Our latest council tax bill states, without explanation, ‘The council tax attributable to East Sussex County Council includes a precept to fund adult social care.’ So do lots of other authorities’ council tax bills for 2016/2017. Behind this lies a tragi-comedy of modern government. In 2011, the Localism Act gave ‘communities’ the right to demand a referendum if their council tax rose beyond the limit central government had decided to impose. This is a near-absurdity, since voters have the power to eject councillors who have put up tax too much, in things called council elections: why would they need a referendum as well? After the Conservatives won the 2015 general election, George Osborne realised that he had to get more money somehow. He thought he could get it with fewer squeals of indignation if he made local government raise it. So he made an exception to his own referendum rule (and his own 2 per cent limit on council tax increases) to make councils find more money for adult social care. Even with the increase, so much money has been taken out of local government that a council like ours, where there is an ever-growing number of old people, has to reduce itself to providing only ‘severe’ and ‘critical’ adult social care, and will gain less than it needs. And this week, along comes Mr Osborne’s National Living Wage, which is brilliantly targeted to make adult social care even more unaffordable.
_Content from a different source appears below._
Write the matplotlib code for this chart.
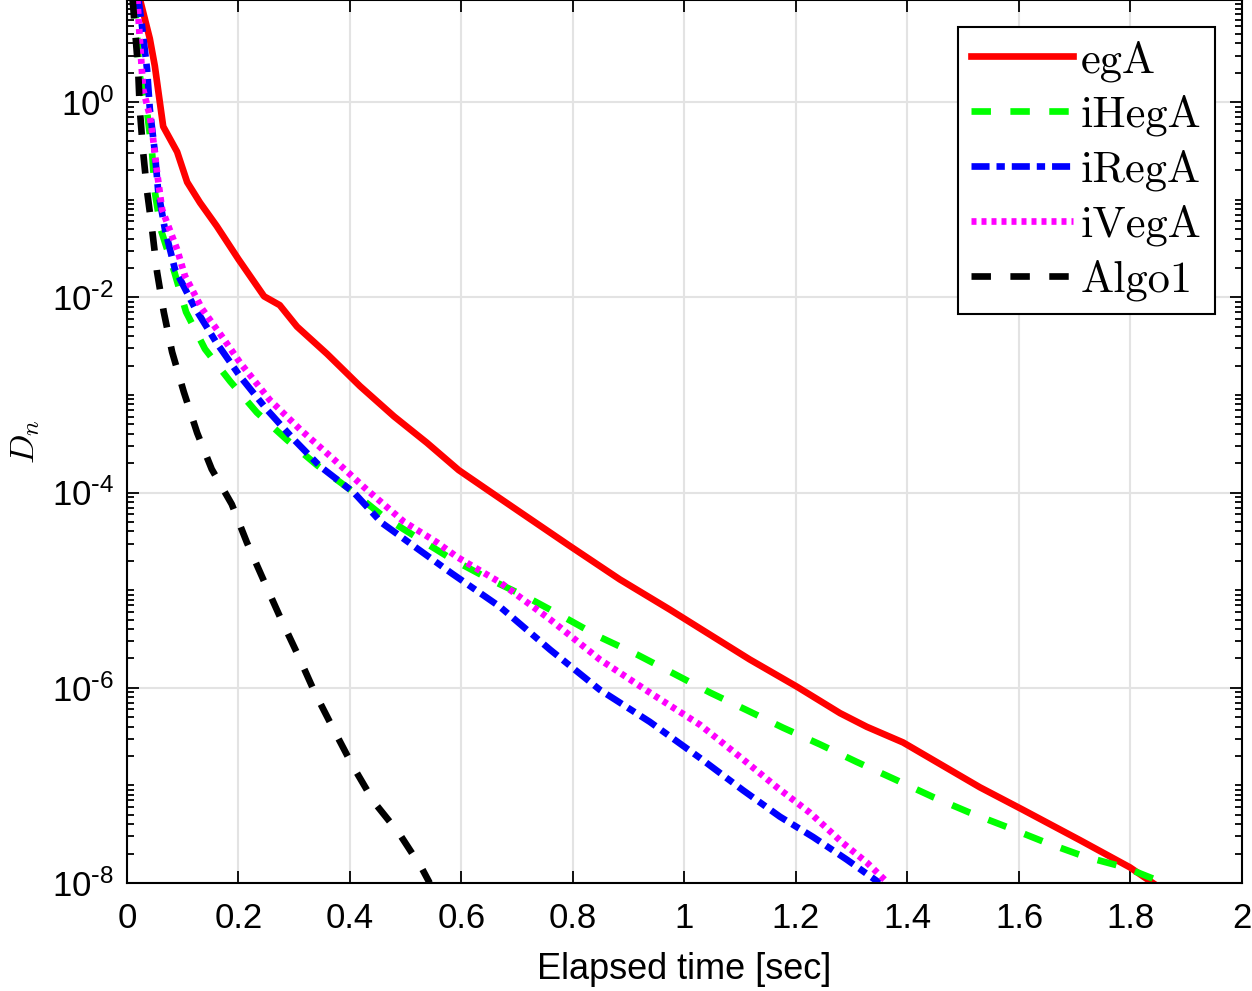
import numpy as np
import matplotlib
matplotlib.use("Agg")
import matplotlib.pyplot as plt
from matplotlib.ticker import FixedLocator, LogLocator, FuncFormatter, NullFormatter

plt.rcParams['font.family'] = ['Liberation Sans', 'DejaVu Sans']
plt.rcParams['lines.scale_dashes'] = False

# elapsed time [sec] and log10(D_n)
egA_t = [0.017, 0.023, 0.041, 0.05, 0.065, 0.09, 0.108, 0.131, 0.161, 0.2, 0.246,
         0.274, 0.305, 0.359, 0.418, 0.479, 0.538, 0.595, 0.646, 0.705, 0.795, 0.884,
         0.974, 1.03, 1.117, 1.202, 1.279, 1.327, 1.392, 1.476, 1.53, 1.607, 1.709,
         1.799, 1.84]
egA_log = [1.3, 1.06, 0.65, 0.37, -0.25, -0.51, -0.82, -1.03, -1.27, -1.61, -1.99,
           -2.08, -2.30, -2.58, -2.91, -3.22, -3.49, -3.77, -3.97, -4.2, -4.55, -4.89,
           -5.2, -5.4, -5.71, -5.99, -6.26, -6.4, -6.56, -6.84, -7.02, -7.25, -7.56,
           -7.84, -8.0]

iHegA_t = [0.012, 0.023, 0.036, 0.045, 0.05, 0.061, 0.085, 0.106, 0.14, 0.185, 0.233,
           0.287, 0.341, 0.398, 0.461, 0.52, 0.582, 0.651, 0.717, 0.782, 0.848, 0.915,
           0.979, 1.046, 1.112, 1.177, 1.243, 1.309, 1.378, 1.446, 1.512, 1.58, 1.65,
           1.718, 1.79, 1.86]
iHegA_log = [1.2, 0.27, -0.1, -0.51, -0.92, -1.31, -1.74, -2.15, -2.53, -2.86, -3.18,
             -3.46, -3.72, -3.96, -4.25, -4.46, -4.68, -4.89, -5.07, -5.27, -5.48, -5.66,
             -5.85, -6.05, -6.23, -6.41, -6.58, -6.76, -6.94, -7.12, -7.28, -7.43, -7.59,
             -7.73, -7.84, -8.0]

iRegA_t = [0.015, 0.027, 0.036, 0.041, 0.05, 0.056, 0.068, 0.086, 0.121, 0.16, 0.203,
           0.251, 0.3, 0.346, 0.407, 0.457, 0.515, 0.583, 0.669, 0.759, 0.848, 0.938,
           1.028, 1.105, 1.171, 1.231, 1.291, 1.35]
iRegA_log = [1.3, 0.78, 0.34, -0.07, -0.51, -0.91, -1.30, -1.71, -2.10, -2.46, -2.81,
             -3.15, -3.46, -3.73, -4.0, -4.31, -4.55, -4.83, -5.17, -5.61, -6.02, -6.35,
             -6.72, -7.05, -7.32, -7.53, -7.76, -8.0]

iVegA_t = [0.016, 0.023, 0.029, 0.041, 0.047, 0.054, 0.063, 0.09, 0.104, 0.135, 0.174,
           0.203, 0.256, 0.31, 0.371, 0.43, 0.497, 0.556, 0.592, 0.669, 0.759, 0.848,
           0.938, 1.028, 1.1, 1.166, 1.225, 1.284, 1.327, 1.365]
iVegA_log = [1.3, 0.65, 0.13, -0.14, -0.38, -0.72, -1.10, -1.51, -1.78, -2.12, -2.43,
             -2.67, -3.05, -3.35, -3.66, -3.97, -4.3, -4.51, -4.66, -4.92, -5.3, -5.71,
             -6.05, -6.38, -6.71, -7.02, -7.28, -7.59, -7.79, -8.0]

algo1_t = [0.008, 0.014, 0.02, 0.023, 0.029, 0.036, 0.045, 0.054, 0.066, 0.081, 0.102,
           0.126, 0.152, 0.188, 0.215, 0.246, 0.275, 0.308, 0.337, 0.371, 0.404, 0.443,
           0.488, 0.529, 0.543]
algo1_log = [1.2, 0.78, 0.34, -0.07, -0.51, -0.91, -1.30, -1.74, -2.15, -2.56, -2.97,
             -3.39, -3.76, -4.12, -4.51, -4.91, -5.28, -5.68, -6.05, -6.43, -6.79, -7.17,
             -7.49, -7.85, -8.0]

x_ticks = [0, 0.2, 0.4, 0.6, 0.8, 1, 1.2, 1.4, 1.6, 1.8, 2]
x_ticklabels = ['0', '0.2', '0.4', '0.6', '0.8', '1', '1.2', '1.4', '1.6', '1.8', '2']
y_major = [1e-8, 1e-6, 1e-4, 1e-2, 1e0]


def pow10_label(v, pos):
    e = int(round(np.log10(v)))
    s = str(e).replace('-', r'\text{-}')
    return r'$\mathdefault{10^{' + s + r'}}$'


fig = plt.figure(figsize=(12.52, 9.91), dpi=100)
ax = fig.add_axes([0.1014, 0.109, 0.8906, 0.891])

lw = 4.8
ax.plot(egA_t, 10.0 ** np.array(egA_log), color='#ff0000', lw=lw, ls='-', label='egA')
ax.plot(iHegA_t, 10.0 ** np.array(iHegA_log), color='#00ff00', lw=lw,
        ls=(0, (14, 14)), dash_capstyle='butt', label='iHegA')
ax.plot(iRegA_t, 10.0 ** np.array(iRegA_log), color='#0000ff', lw=lw,
        ls=(0, (13, 5, 6, 5)), dash_capstyle='butt', label='iRegA')
ax.plot(iVegA_t, 10.0 ** np.array(iVegA_log), color='#ff00ff', lw=lw,
        ls=(0, (3.6, 3.6)), dash_capstyle='butt', label='iVegA')
ax.plot(algo1_t, 10.0 ** np.array(algo1_log), color='black', lw=lw,
        ls=(0, (14, 14)), dash_capstyle='butt', label='Algo1')

ax.set_yscale('log')
ax.set_xlim(0, 2)
ax.set_ylim(1e-8, 10 ** 1.046)

ax.set_xticks(x_ticks)
ax.set_xticklabels(x_ticklabels)
ax.yaxis.set_major_locator(FixedLocator(y_major))
ax.yaxis.set_major_formatter(FuncFormatter(pow10_label))
ax.yaxis.set_minor_locator(LogLocator(base=10, subs=np.arange(1, 10), numticks=40))
ax.yaxis.set_minor_formatter(NullFormatter())

ax.grid(True, which='major', color='#e3e3e3', lw=1.5)
ax.set_axisbelow(True)
ax.tick_params(which='both', direction='in', top=True, right=True, width=1.3,
               labelsize=25, color='black')
ax.tick_params(which='major', length=8.5)
ax.tick_params(which='minor', length=5)
ax.tick_params(axis='x', pad=14)
ax.tick_params(axis='y', pad=9)
for s in ax.spines.values():
    s.set_linewidth(1.5)

ax.set_xlabel('Elapsed time [sec]', fontsize=26, labelpad=12)
ax.set_ylabel('$D_n$', fontsize=25, math_fontfamily='cm')
ax.yaxis.set_label_coords(-0.076, 0.5)

leg = ax.legend(loc='upper right', prop={'family': 'cmr10', 'size': 32},
                handlelength=2.3, handletextpad=0.18, labelspacing=0.3,
                borderaxespad=0.6, borderpad=0.3, fancybox=False, framealpha=1)
leg.get_frame().set_edgecolor('black')
leg.get_frame().set_linewidth(1.5)

fig.savefig('out.png', dpi=100)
Last week, I had the honour to be installed as president of the South of England Agricultural Society at its famous showground in Ardingly. It is an unfamiliar and happy experience to be president of anything, but I feel unworthy of this role. Despite being brought up on a small, mixed farm of the type that no longer exists, and spending a lot of my boyhood ‘helping’ with milking, sitting on the combine harvester and piling up hay bales, I remain shockingly ignorant of what farming really is. The late Bill Deedes told me that when he first stood for Parliament in Kent in 1950, a man at a public meeting asked him, ‘Does candidate know whether cow’s horns come before or behind cow’s ears?’ Even now, I find I give the answer (behind) with imperfect confidence. I would be a useless member of the Pig, Sheep and Goat or the Bees and Honey Committees. My motive for accepting the post, apart from local patriotism, is to learn. It is surprisingly hard, in modern Britain, to answer the question ‘What is farming for?’ Related to that is the question ‘Why does anyone do it?’, given that the number of farmers roughly halves every decade and that, in our part of England at least, only a small percentage can expect to make a living out of farming alone. The industry is such an odd mixture of wealth and poverty (often lots of capital value, almost always tiny incomes), of tradition and innovation, of hardheadedness and romanticism and of subsidy dependence and sturdy entrepreneurism. Public ignorance is widespread, yet farming still shapes our idea of what our country is. Its internal differences are fascinating. The phrase ‘as different as chalk and cheese’ is supposed to come from my own county, where never the twain — downland farmers and Wealden ones — would meet. I hope to report further as my year in office continues. This year’s theme for the society, by the way, is sheep.
On Monday, on BBC Radio 4, I heard a business commentator being invited to ‘dimension’ a problem. This verb born from a noun was new to me. Someone should trace — dimension, indeed — how long it takes for a new usage, having been invented, to become general. I remember, in the 1980s, everyone laughing when the verbs to ‘nuance’ and to ‘impact’ were invented. Today the former is common and the latter virtually universal.
Watching Robert Hardman’s enjoyable documentary Our Queen at Ninety on ITV, I realised one of the more surprising facts about Elizabeth II is that she must be the longest-serving broadcaster in history. She has been at it since she addressed the Empire on Children’s Hour on 13 October 1940: ‘God will care for us, and give us victory and peace.’ She makes David Attenborough (who started more than ten years later) look a rank novice.